It Is Time To Steer: A Scalable Framework for Analysis-driven Attack Graph Generation
Alessandro Palma, Marco Angelini
TL;DR
The paper tackles the combinatorial scalability of Attack Graph (AG) generation for cyber risk analysis and proposes a progressive, analysis-driven workflow that enables querying during generation to yield real-time insights. It introduces StatAG, which uses random-walk sampling to produce statistically significant partial AGs with KS-distance-based convergence metrics and a stability measure, and SteerAG, which learns steering rules from early results to guide generation toward query-relevant attack paths.

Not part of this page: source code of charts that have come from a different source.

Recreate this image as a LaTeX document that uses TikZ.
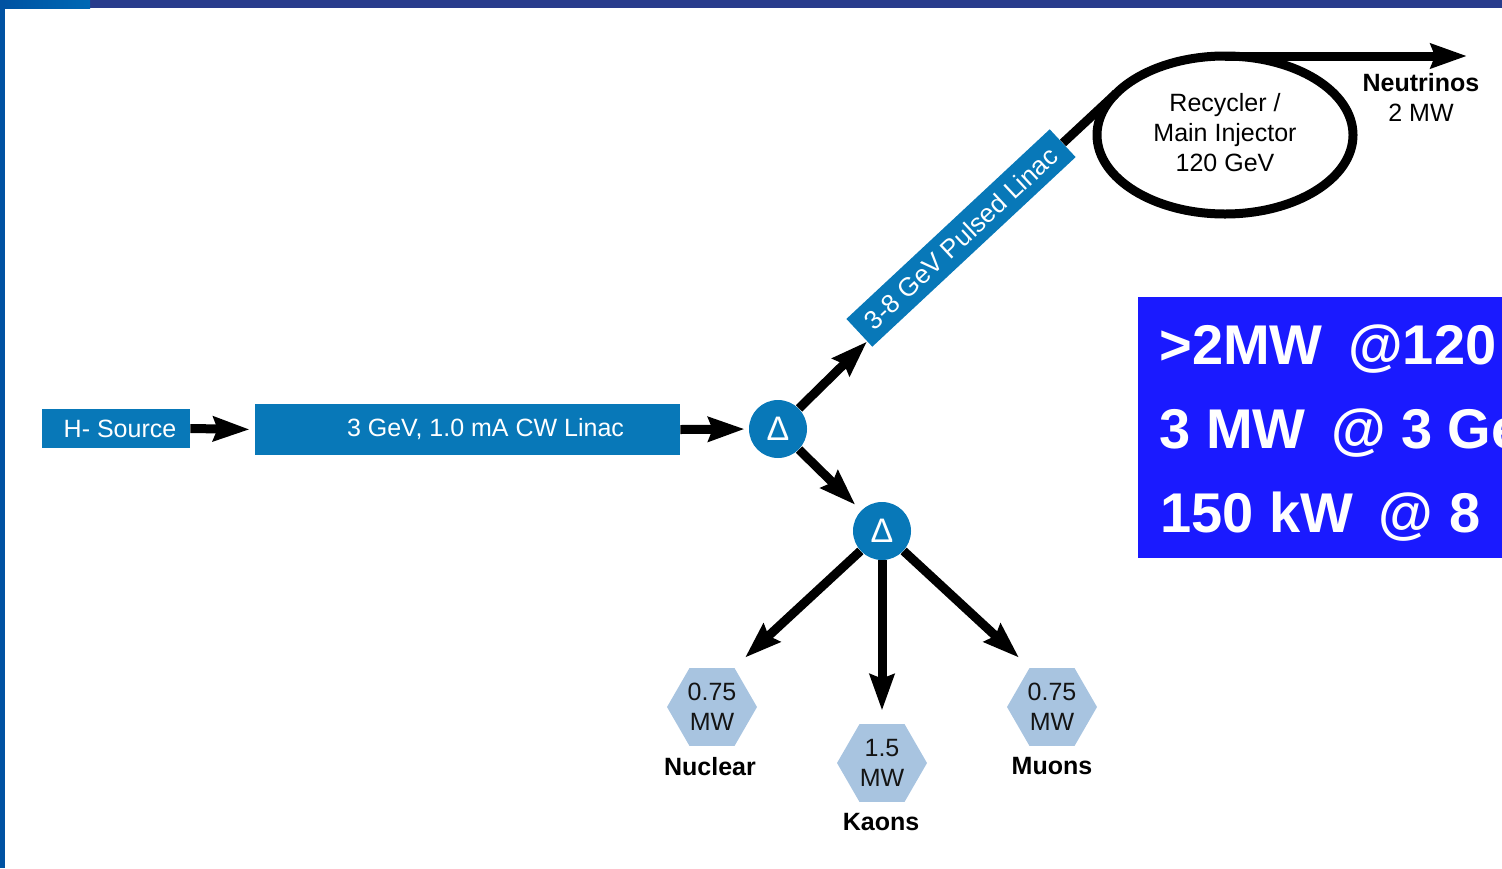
\documentclass[tikz,border=0pt]{standalone}
\usepackage{fontspec}
\setmainfont{Liberation Sans}
\usetikzlibrary{arrows.meta,calc,shapes.geometric}
\definecolor{linacblue}{RGB}{8,120,184}
\definecolor{hexblue}{RGB}{168,196,224}
\definecolor{barnavy}{RGB}{40,60,140}
\definecolor{barblue}{RGB}{0,82,162}
\definecolor{barlight}{RGB}{0,104,180}
\definecolor{panelblue}{RGB}{26,26,255}
\definecolor{hextext}{RGB}{20,20,20}

\begin{document}
\begin{tikzpicture}[x=0.5pt,y=0.5pt,
  block/.style={fill=linacblue,text=white,font=\fontsize{12.5}{15}\selectfont,inner sep=0pt},
  delta/.style={circle,fill=linacblue,text=white,minimum size=29pt,inner sep=0pt,font=\fontsize{17}{19}\selectfont},
  hexa/.style={regular polygon,regular polygon sides=6,fill=hexblue,minimum size=45pt,inner sep=0pt},
  hexlabel/.style={text=hextext,align=center,inner sep=0pt,font=\fontsize{12.5}{15}\selectfont},
  target/.style={inner sep=0pt,font=\bfseries\fontsize{12.5}{15}\selectfont},
  beam/.style={line width=4.5pt},
  arr/.style={beam,-{Stealth[length=18pt,width=12pt,inset=2pt]}},
  stat/.style={text=white,anchor=base west,inner sep=0pt,font=\bfseries\fontsize{28}{34}\selectfont}
]
\useasboundingbox (0,0) rectangle (1502,-868);
\clip (0,0) rectangle (1502,-868);

% slide frame
\fill[barnavy] (0,0) rectangle (1502,-8);
\shade[left color=barblue,right color=barlight] (0,0) rectangle (90,-8);
\fill[barblue] (0,0) rectangle (5,-868);

% beam power panel
\fill[panelblue] (1138,-297) rectangle (1510,-558);
\node[stat] (s1) at (1159,-364) {>2MW \hspace{5pt}@120};
\node[stat] (s2) at (1159,-448) {3 MW \hspace{5pt}@ 3 Ge};
\node[stat] (s3) at (1160,-532) {150 kW \hspace{5pt}@ 8};

% accelerator chain
\node[block,minimum width=74pt,minimum height=19.5pt] (hsrc) at (116,-428.5) {\hspace*{4pt}H- Source};
\node[block,minimum width=212.5pt,minimum height=25.5pt] (linac) at (467.5,-429.5) {\hspace*{18pt}3 GeV, 1.0 mA CW Linac};
\node[delta] (d1) at (778,-429) {Δ};
\node[delta] (d2) at (882,-531) {Δ};
\node[block,rotate=43,minimum width=139pt,minimum height=19pt,font=\fontsize{13}{15}\selectfont] (pulsed) at (961,-238) {3-8 GeV Pulsed Linac};
\node[ellipse,draw,line width=4.5pt,minimum width=128pt,minimum height=79pt,inner sep=0pt,outer sep=0pt,
      align=center,font=\fontsize{12.5}{15}\selectfont] (ring) at (1225,-135) {\raisebox{1.5pt}{\begin{tabular}{@{}c@{}}Recycler /\\Main Injector\\120 GeV\end{tabular}}};
\coordinate (nu) at (1467,-56);
\node[align=center,inner sep=0pt,font=\fontsize{12.5}{15}\selectfont] (nulabel) at (1421,-97) {{\bfseries Neutrinos}\\2 MW};

% experimental targets
\node[hexa] (h1) at (712,-707) {};
\node[hexa] (h2) at (882,-763) {};
\node[hexa] (h3) at (1052,-707) {};
\node[hexlabel] at (h1) {0.75\\MW};
\node[hexlabel] at (h2) {1.5\\MW};
\node[hexlabel] at (h3) {0.75\\MW};
\node[target] (n1) at (710,-767) {Nuclear};
\node[target] (n2) at (881,-822) {Kaons};
\node[target] (n3) at (1052,-766) {Muons};

% beam lines
\coordinate (pin) at ($(pulsed.west)!0.6!(pulsed.south west)$);
\coordinate (t1) at ($(h1.north)+(33,10)$);
\coordinate (t2) at ($(h2.north)+(0,13)$);
\coordinate (t3) at ($(h3.north)+(-33,10)$);
\draw[arr,shorten >=2.5pt] (hsrc.east) -- (linac.west);
\draw[arr,shorten >=2pt] (linac.east) -- (d1.west);
\draw[arr,shorten >=4pt] (d1) -- (d2);
\draw[arr] (d1) -- (pin);
\draw[beam] (pulsed.east) -- (ring.159);
\draw[arr] (ring.north) -- (nu);
\draw[arr] (d2) -- (t1);
\draw[arr] (d2) -- (t2);
\draw[arr] (d2) -- (t3);
\end{tikzpicture}
\end{document}
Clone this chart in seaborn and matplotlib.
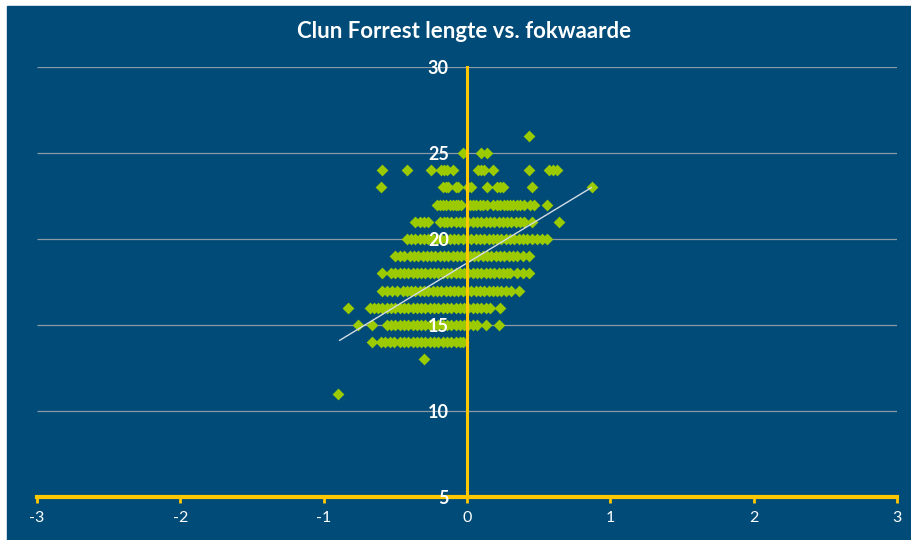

The approach is validated through extensive synthetic experiments and a large real-network case study, showing that mature partial results can be obtained quickly and that common attack-path analyses can be performed without enumerating the full AG. This framework enables timely, quantitative risk assessment in dynamic networks, potentially transforming how analysts interact with AGs and enabling real-time decision support, even as networks evolve.
Abstract
Attack Graph (AG) represents the best-suited solution to support cyber risk assessment for multi-step attacks on computer networks, although their generation suffers from poor scalability due to their combinatorial complexity. Current solutions propose to address the generation problem from the algorithmic perspective and postulate the analysis only after the generation is complete, thus implying too long waiting time before enabling analysis capabilities. Additionally, they poorly capture the dynamic changes in the networks due to long generation times. To mitigate these problems, this paper rethinks the classic AG analysis through a novel workflow in which the analyst can query the system anytime, thus enabling real-time analysis before the completion of the AG generation with quantifiable statistical significance. Further, we introduce a mechanism to accelerate the generation by steering it with the analysis query. To show the capabilities of the proposed framework, we perform an extensive quantitative validation and present a realistic case study on networks of unprecedented size. It demonstrates the advantages of our approach in terms of scalability and fitting to common attack path analyses.